Lesson #3: Confidence!
Now that you’ve decimated your targets with mockery and accusations of psychological disorder, it’s time to throw some facts at them. Unlike in traditional debate, these facts needn’t be true—but they just need to be delivered with a heavy dose of confidence. Otherwise, onlookers might suspect that you don’t know what you’re talking about. Again, Crispin provides a perfect example: “The idea of sexual purity was a relatively late addition to Christian doctrine.”
Just take a moment to admire that sentence. Imagine what confidence it must take, not just to say such a thing, but to print it in a national magazine! Crispin is on a roll!
Keep in mind that the people she’s writing about are Christians, whose religion is concerned with sexual purity. There’s a pretty good chance they’ll know that 1 Corinthians says to “flee from sexual immorality,” and that the “body is not meant for sexual immorality.” Or that Hebrews says to “let the marriage bed be undefiled.” Or that Jesus warned against even looking at a woman lustfully. Or that Galatians condemns sexual immorality, impurity, and sensuality. Or that Colossians says to put sexual immorality to death. Or that 1 Thessalonians says to “abstain from sexual immorality.” Or that Proverbs says that “he who commits adultery lacks sense.” Or that Ephesians says that “sexual immorality and all impurity” shouldn’t even be named among Christians. Or that committing adultery violates one of the ten commandments. Or that maybe (just maybe) they’ve skimmed the book of Hosea.
Lesson #4: Logical sequences are for dopes
Sneering can help free you from outmoded forms of discourse. (Tip: the word “outmoded” is a valuable tool. It implies that being out of fashion is the same thing as being discredited.)
Crispin give us a solid example of what it looks like to embrace the non-sequitur. After making the outrageous claim that, “sexual purity was a relatively late addition to Christian doctrine,” she substantiates it by saying, “not even priests needed to be celibate until the twelfth century.”

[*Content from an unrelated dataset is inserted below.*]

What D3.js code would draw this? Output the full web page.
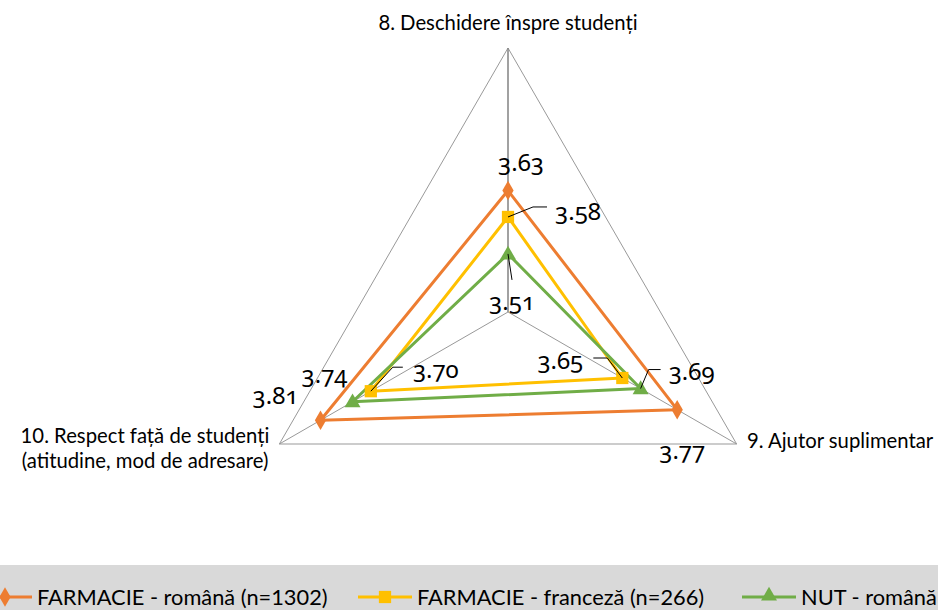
<!DOCTYPE html>
<html>
<head>
<meta charset="utf-8">
<script src="https://cdn.jsdelivr.net/npm/d3@7"></script>
<style>
  html, body { margin: 0; padding: 0; background: #fff; }
  svg text { font-family: Lato, "Noto Sans", sans-serif; fill: #000; }
  svg text.dl { font-family: "Noto Sans", Lato, sans-serif; font-feature-settings: "onum" 1; font-variant-numeric: oldstyle-nums; }
</style>
</head>
<body>
<svg id="chart" width="938" height="610"></svg>
<script>
// ---- data ----
const categories = [
  ["8. Deschidere înspre studenți"],
  ["9. Ajutor suplimentar"],
  ["10. Respect față de studenți", "(atitudine, mod de adresare)"]
];
const seriesNames = ["FARMACIE - română (n=1302)", "FARMACIE - franceză (n=266)", "NUT - română"];
const farmacieRomana = [3.63, 3.77, 3.81];
const farmacieFranceza = [3.58, 3.65, 3.70];
const nutRomana = [3.51, 3.69, 3.74];
const axisMin = 3.4, axisMax = 3.9;

// ---- layout / style ----
const W = 938, H = 610;
const cx = 508, cy = 312, R = 264;
const colors = ["#ED7D31", "#FFC000", "#70AD47"];
const shapes = [d3.symbolDiamond, d3.symbolSquare, d3.symbolTriangle];
const seriesValues = [farmacieRomana, farmacieFranceza, nutRomana];

const svg = d3.select("#chart");
const r = d3.scaleLinear().domain([axisMin, axisMax]).range([0, R]);
const angle = d3.scaleLinear().domain([0, categories.length]).range([0, 2 * Math.PI]);
const pt = (i, v) => [cx + r(v) * Math.sin(angle(i)), cy - r(v) * Math.cos(angle(i))];

// grid
const outer = categories.map((c, i) => pt(i, axisMax));
svg.append("polygon")
  .attr("points", outer.map(p => p.join(",")).join(" "))
  .attr("fill", "none").attr("stroke", "#999").attr("stroke-width", 1);
categories.forEach((c, i) => {
  svg.append("line")
    .attr("x1", cx).attr("y1", cy)
    .attr("x2", outer[i][0]).attr("y2", outer[i][1])
    .attr("stroke", i === 0 ? "#8a8a8a" : "#999")
    .attr("stroke-width", i === 0 ? 1.6 : 1);
});

// category labels
const catPos = [
  {x: 508, y: 30, anchor: "middle"},
  {x: 747, y: 448, anchor: "start"},
  {x: 145, y: 443, anchor: "middle"}
];
categories.forEach((lines, i) => {
  const t = svg.append("text")
    .attr("x", catPos[i].x).attr("y", catPos[i].y)
    .attr("text-anchor", catPos[i].anchor)
    .style("font-size", "20.3px");
  lines.forEach((l, j) => t.append("tspan").attr("x", catPos[i].x).attr("dy", j === 0 ? 0 : 25).text(l));
});

// series
const line = d3.line().curve(d3.curveLinearClosed);
seriesValues.forEach((vals, s) => {
  const pts = vals.map((v, i) => pt(i, v));
  svg.append("path")
    .attr("d", line(pts))
    .attr("fill", "none")
    .attr("stroke", colors[s])
    .attr("stroke-width", 3)
    .attr("stroke-linejoin", "round");
});
seriesValues.forEach((vals, s) => {
  vals.forEach((v, i) => {
    const p = pt(i, v);
    const size = s === 0 ? 110 : (s === 1 ? 150 : 110);
    svg.append("path")
      .attr("d", d3.symbol().type(shapes[s]).size(size)())
      .attr("transform", `translate(${p[0]},${p[1] + (s === 2 ? 1 : 0)})`)
      .attr("fill", colors[s]);
  });
});

// data labels: offsets relative to marker [dx, dy], optional leader (relative points)
const labelCfg = [
  [ {dx: 13, dy: -20}, {dx: 5, dy: 49}, {dx: -45, dy: -16} ],
  [ {dx: 70, dy: 3, leader: [[25, -10], [39, -10]]},
    {dx: -62, dy: -9, leader: [[-15, -20], [-29, -20]]},
    {dx: 65, dy: -13, leader: [[22, -24], [32, -24]]} ],
  [ {dx: 4, dy: 56, leader: [[4, 26]]},
    {dx: 51, dy: -9, leader: [[8, -19], [20, -19]]},
    {dx: -28, dy: -19} ]
];
seriesValues.forEach((vals, s) => {
  vals.forEach((v, i) => {
    const p = pt(i, v);
    const c = labelCfg[s][i];
    if (c.leader) {
      const lp = [p].concat(c.leader.map(q => [p[0] + q[0], p[1] + q[1]]));
      svg.append("path").attr("d", d3.line()(lp))
        .attr("fill", "none").attr("stroke", "#000").attr("stroke-width", 1);
    }
    svg.append("text").attr("class", "dl")
      .attr("x", p[0] + c.dx).attr("y", p[1] + c.dy)
      .attr("text-anchor", "middle")
      .style("font-size", "24px")
      .text(v.toFixed(2));
  });
});

// legend
svg.append("rect").attr("x", 0).attr("y", 565).attr("width", W).attr("height", H - 565).attr("fill", "#D9D9D9");
const legX = [-22, 358, 742];
const legY = 597;
seriesNames.forEach((name, s) => {
  const g = svg.append("g");
  g.append("line").attr("x1", legX[s]).attr("x2", legX[s] + 54)
    .attr("y1", legY).attr("y2", legY)
    .attr("stroke", colors[s]).attr("stroke-width", 3);
  g.append("path")
    .attr("d", d3.symbol().type(shapes[s]).size(s === 1 ? 150 : 110)())
    .attr("transform", `translate(${legX[s] + 27},${legY + (s === 2 ? -1 : 0)})`)
    .attr("fill", colors[s]);
  g.append("text").attr("x", legX[s] + 59).attr("y", legY + 8)
    .style("font-size", "21.8px")
    .text(name);
});
</script>
</body>
</html>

See how that works? Sexual purity didn’t exist until the 12th century because until then priests were allowed to marry. True, the first thing is only tangentially related to the second thing. And if she had checked Wikipedia, she would have learned that clerical celibacy was firmly in place several centuries earlier. But since her targets are still reeling from being called incestuous child molesters, they are unlikely to notice.
So, next time you want to criticize something without the effort of making an argument, try sneering at it. It may prove difficult at first, but take heart. Over time your conscience will atrophy, and these once-outrageous methods will become settled habit.